Ce dispositif dérogatoire – comprenant 251 mesures identifiées, représentant un coût budgétaire de 35,4 MMDH – compliquerait la gestion et le suivi des dépenses fiscales.
Manque d’études d’impact exhaustives
Des critiques ont aussi trait au manque d’études d’impact exhaustives de ces mesures dérogatoires et à l’absence de critères clairs pour la création ou la suppression d’incitations, parfois influencées par les lobbies politiques et économiques.
Il convient de noter que le dernier rapport sur les dépenses fiscales accompagnant le PLF 2025 montre que cette tendance se poursuit : en pourcentage du PIB, les dépenses fiscales ont diminué à 2,1% en 2024, principalement en raison de la suppression de 24 mesures dans le cadre de la réforme de la TVA mise en œuvre au cours de l’année, entraînant une réduction de 28,3% des dépenses fiscales liées à la TVA. Cependant, il reste encore une marge d’amélioration concernant l’évaluation des dépenses fiscales.
Le rapport met en évidence «l’absence d’études d’impact socio-économique approfondies et d’un cadre d’évaluation structuré. Les décisions concernant ces dépenses sont souvent prises sans études approfondies de leur efficacité, ce qui limite la justification de leur contribution au développement national».

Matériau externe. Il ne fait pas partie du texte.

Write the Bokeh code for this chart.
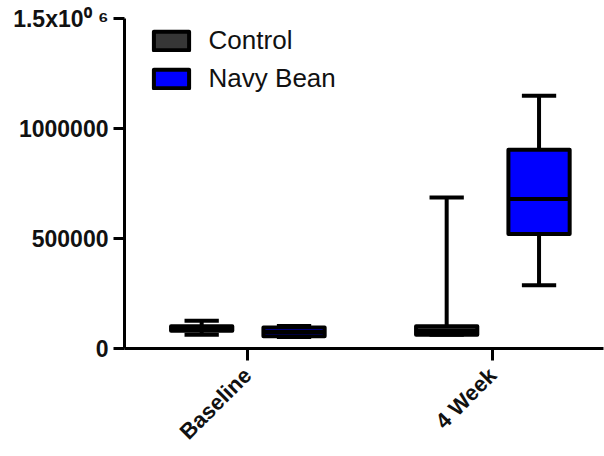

Les défis et opportunités associés à ces dépenses sont également mises en exergue. Bien que des progrès aient été réalisés, d’autres réformes sont souhaitables pour améliorer la gestion et l’efficacité des dépenses fiscales.
Le rapport pointe également l’absence d’un organe dédié au pilotage, au suivi et à l’évaluation des dépenses fiscales, ainsi que l’influence potentielle de certains lobbies dans la création ou le maintien de plusieurs mesures dérogatoires.